--- START Provided records ---
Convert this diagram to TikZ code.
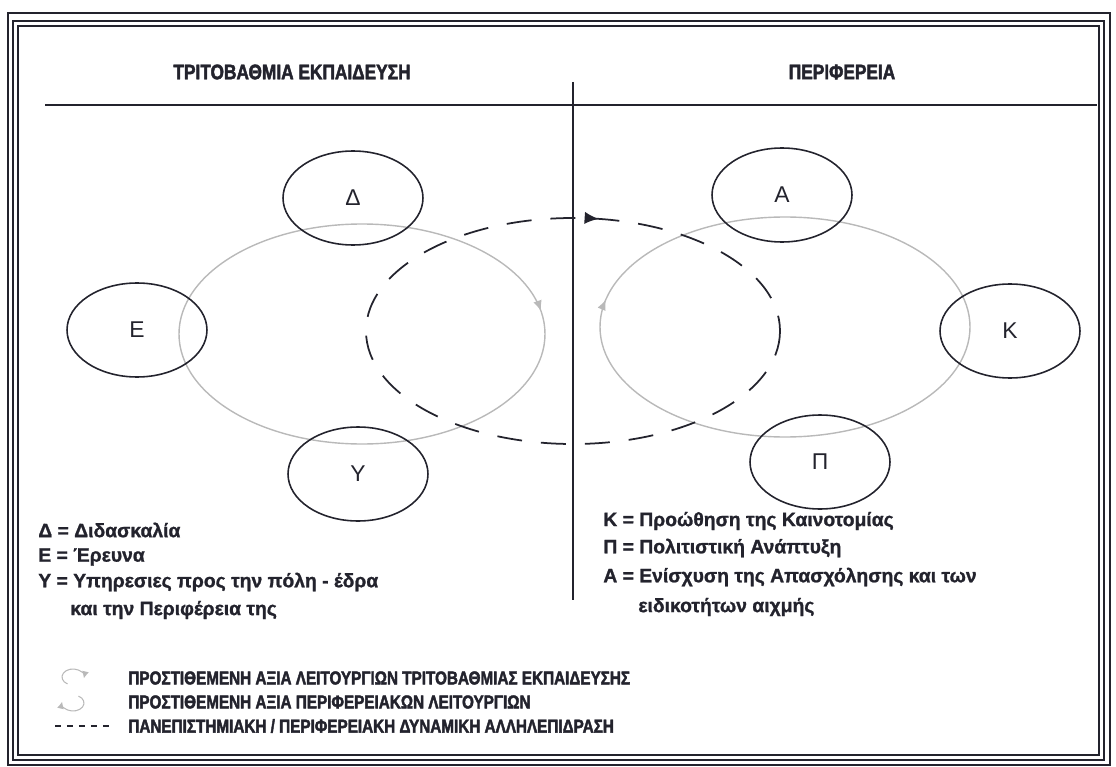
\documentclass[tikz,border=0pt]{standalone}
\usepackage{fontspec}
\setmainfont{Liberation Sans}
\newfontfamily\narrowfont[FakeStretch=0.82, FakeBold=2.2]{Liberation Sans}
\newfontfamily\keyfont[FakeBold=1.2]{Liberation Sans}
\usetikzlibrary{shapes.geometric,decorations.markings,arrows.meta}
\definecolor{inkdark}{RGB}{35,35,45}
\definecolor{loopgray}{RGB}{185,185,185}
\begin{document}
\begin{tikzpicture}[x=0.02cm, y=-0.02cm,
        letter node/.style={draw=inkdark, ellipse, line width=0.9pt, minimum width=2.8cm, minimum height=1.88cm, inner sep=0pt, text=inkdark, font=\fontsize{13}{15}\selectfont},
        head text/.style={inner sep=0pt, text=inkdark, font=\narrowfont\bfseries\fontsize{12}{14}\selectfont},
        key text/.style={anchor=west, inner sep=0pt, text=inkdark, font=\keyfont\bfseries\fontsize{11}{13}\selectfont},
        legend text/.style={anchor=west, inner sep=0pt, text=inkdark, font=\narrowfont\bfseries\fontsize{10.6}{12}\selectfont},
        gray loop/.style={draw=loopgray, line width=0.8pt, postaction={decorate}},
        icon loop/.style={draw=loopgray, line width=0.6pt, -{Latex[length=4pt,width=4pt]}},
        dyn loop/.style={draw=inkdark, line width=1pt, dash pattern=on 0.5cm off 0.38cm, postaction={decorate}}]
    \useasboundingbox (0,0) rectangle (1116,767);
    % frame
    \draw[inkdark, line width=0.6pt] (8,13) rectangle (1110,765);
    \draw[inkdark, line width=0.6pt] (13,21) rectangle (1104,760);
    \draw[inkdark, line width=0.6pt] (18,26) rectangle (1099,755);
    % headings and dividing lines
    \node[head text] (h1) at (292,72) {ΤΡΙΤΟΒΑΘΜΙΑ ΕΚΠΑΙΔΕΥΣΗ};
    \node[head text] (h2) at (842,72) {ΠΕΡΙΦΕΡΕΙΑ};
    \draw[inkdark, line width=0.8pt] (45,105) -- (1097,105);
    \draw[inkdark, line width=0.8pt] (573,82) -- (573,600);
    % value loops
    \draw[gray loop, decoration={markings, mark=at position 0.975 with {\arrow[loopgray]{Latex[length=6pt,width=5pt]}}}]
        (362,334) ellipse [x radius=183, y radius=110];
    \draw[gray loop, decoration={markings, mark=at position 0.53 with {\arrow[loopgray]{Latex[length=6pt,width=5pt]}}}]
        (785,327) ellipse [x radius=185, y radius=110];
    \draw[dyn loop, decoration={markings, mark=at position 0.775 with {\arrow[inkdark]{Latex[length=8pt,width=7pt]}}}]
        (573,331) ellipse [x radius=207, y radius=113];
    % functions
    \node[letter node] (d) at (353,198) {Δ};
    \node[letter node] (e) at (137,330) {Ε};
    \node[letter node] (y) at (358,474) {Υ};
    \node[letter node] (a) at (782,195) {Α};
    \node[letter node] (k) at (1010,331) {Κ};
    \node[letter node] (p) at (820,462) {Π};
    % keys
    \node[key text] (kd) at (38,530) {Δ = Διδασκαλία};
    \node[key text] (ke) at (38,557) {Ε = Έρευνα};
    \node[key text] (ky) at (38,582) {Υ = Υπηρεσιες προς την πόλη - έδρα};
    \node[key text] (ky2) at (70,610) {και την Περιφέρεια της};
    \node[key text] (kk) at (603,521) {Κ = Προώθηση της Καινοτομίας};
    \node[key text] (kp) at (603,548) {Π = Πολιτιστική Ανάπτυξη};
    \node[key text] (ka) at (603,577) {Α = Ενίσχυση της Απασχόλησης και των};
    \node[key text] (ka2) at (638,607) {ειδικοτήτων αιχμής};
    % legend
    \draw[icon loop] (73,677) ++(120:11 and 8) arc [start angle=120, end angle=370, x radius=11, y radius=8];
    \draw[icon loop] (73,703) ++(-60:11 and 8) arc [start angle=-60, end angle=190, x radius=11, y radius=8];
    \draw[inkdark, line width=0.9pt, dash pattern=on 0.12cm off 0.12cm] (55,726) -- (110,726);
    \node[legend text] (l1) at (128,678) {ΠΡΟΣΤΙΘΕΜΕΝΗ ΑΞΙΑ ΛΕΙΤΟΥΡΓΙΩΝ ΤΡΙΤΟΒΑΘΜΙΑΣ ΕΚΠΑΙΔΕΥΣΗΣ};
    \node[legend text] (l2) at (128,702) {ΠΡΟΣΤΙΘΕΜΕΝΗ ΑΞΙΑ ΠΕΡΙΦΕΡΕΙΑΚΩΝ ΛΕΙΤΟΥΡΓΙΩΝ};
    \node[legend text] (l3) at (128,726) {ΠΑΝΕΠΙΣΤΗΜΙΑΚΗ / ΠΕΡΙΦΕΡΕΙΑΚΗ ΔΥΝΑΜΙΚΗ ΑΛΛΗΛΕΠΙΔΡΑΣΗ};
\end{tikzpicture}
\end{document}
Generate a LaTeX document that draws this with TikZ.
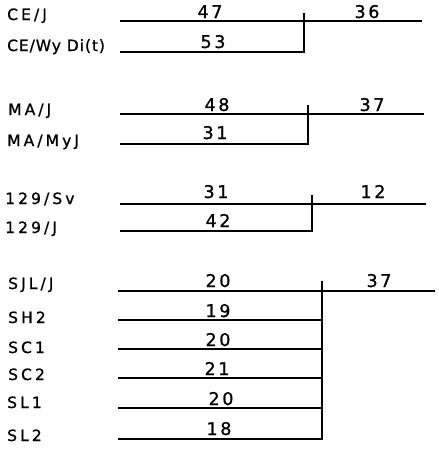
\documentclass[tikz,border=0pt]{standalone}
\usepackage{fontspec}
\setmainfont{DejaVu Sans}
\newfontfamily\lblfont[LetterSpace=20,FakeBold=1]{DejaVu Sans}
\newfontfamily\lbltight[LetterSpace=6,FakeBold=1]{DejaVu Sans}
\newfontfamily\numfont[LetterSpace=15,FakeBold=1]{DejaVu Sans}
\begin{document}
\begin{tikzpicture}[x=1pt,y=-1pt,
  branch/.style={line width=1.7pt},
  strain/.style={anchor=base west,inner sep=0pt,font=\lblfont\fontsize{15.5}{18}\selectfont},
  val/.style={anchor=base,inner sep=0pt,font=\numfont\fontsize{17.5}{20}\selectfont}]
\useasboundingbox (0,0) rectangle (439,450);
% ---------- group 1
\coordinate (g1a) at (120,21);
\coordinate (g1b) at (120,52);
\coordinate (g1t) at (304,13);
\coordinate (g1k) at (304,52);
\coordinate (g1r) at (422,21);
\draw[branch] (g1a) -- (g1r);
\draw[branch] (g1b) -- (g1k) -- (g1t);
\node[strain] (s1a) at (7,20) {CE/J};
\node[strain,font=\lbltight\fontsize{15.5}{18}\selectfont] (s1b) at (7,51) {CE/Wy Di(t)};
\node[val] (n1a) at (210,18) {47};
\node[val] (n1r) at (367,18) {36};
\node[val] (n1b) at (213,48) {53};
% ---------- group 2
\coordinate (g2a) at (120,114);
\coordinate (g2b) at (120,144);
\coordinate (g2t) at (308,105);
\coordinate (g2k) at (308,144);
\coordinate (g2r) at (424,114);
\draw[branch] (g2a) -- (g2r);
\draw[branch] (g2b) -- (g2k) -- (g2t);
\node[strain] (s2a) at (8,115) {MA/J};
\node[strain] (s2b) at (7,146) {MA/MyJ};
\node[val] (n2a) at (217,111) {48};
\node[val] (n2r) at (372,111) {37};
\node[val] (n2b) at (215,139) {31};
% ---------- group 3
\coordinate (g3a) at (120,204);
\coordinate (g3b) at (120,231);
\coordinate (g3t) at (312,195);
\coordinate (g3k) at (312,231);
\coordinate (g3r) at (426,204);
\draw[branch] (g3a) -- (g3r);
\draw[branch] (g3b) -- (g3k) -- (g3t);
\node[strain] (s3a) at (5,204) {129/Sv};
\node[strain] (s3b) at (5,233) {129/J};
\node[val] (n3a) at (216,198) {31};
\node[val] (n3r) at (373,198) {12};
\node[val] (n3b) at (218,227) {42};
% ---------- group 4
\coordinate (g4a) at (118,291);
\coordinate (g4r) at (435,291);
\coordinate (g4t) at (322,281);
\coordinate (g4b1) at (118,320);
\coordinate (g4b2) at (118,349);
\coordinate (g4b3) at (118,378);
\coordinate (g4b4) at (118,408);
\coordinate (g4b5) at (118,439);
\coordinate (g4k1) at (322,320);
\coordinate (g4k2) at (322,349);
\coordinate (g4k3) at (322,378);
\coordinate (g4k4) at (322,408);
\coordinate (g4k5) at (322,439);
\draw[branch] (g4a) -- (g4r);
\draw[branch] (g4b1) -- (g4k1);
\draw[branch] (g4b2) -- (g4k2);
\draw[branch] (g4b3) -- (g4k3);
\draw[branch] (g4b4) -- (g4k4);
\draw[branch] (g4b5) -- (g4k5) -- (g4t);
\node[strain] (s4a) at (8,289) {SJL/J};
\node[strain] (s4b) at (8,323) {SH2};
\node[strain] (s4c) at (8,353) {SC1};
\node[strain] (s4d) at (8,380) {SC2};
\node[strain] (s4e) at (7,408) {SL1};
\node[strain] (s4f) at (7,441) {SL2};
\node[val] (n4a) at (218,287) {20};
\node[val] (n4r) at (379,287) {37};
\node[val] (n4b) at (218,317) {19};
\node[val] (n4c) at (218,346) {20};
\node[val] (n4d) at (217,375) {21};
\node[val] (n4e) at (221,405) {20};
\node[val] (n4f) at (219,435) {18};
\end{tikzpicture}
\end{document}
--- END Provided records ---
__Set exercise__. In the records above, find each line holding "this" and copy it.

__Solution__.
Convert this diagram to TikZ code.
Generate a LaTeX document that draws this with TikZ.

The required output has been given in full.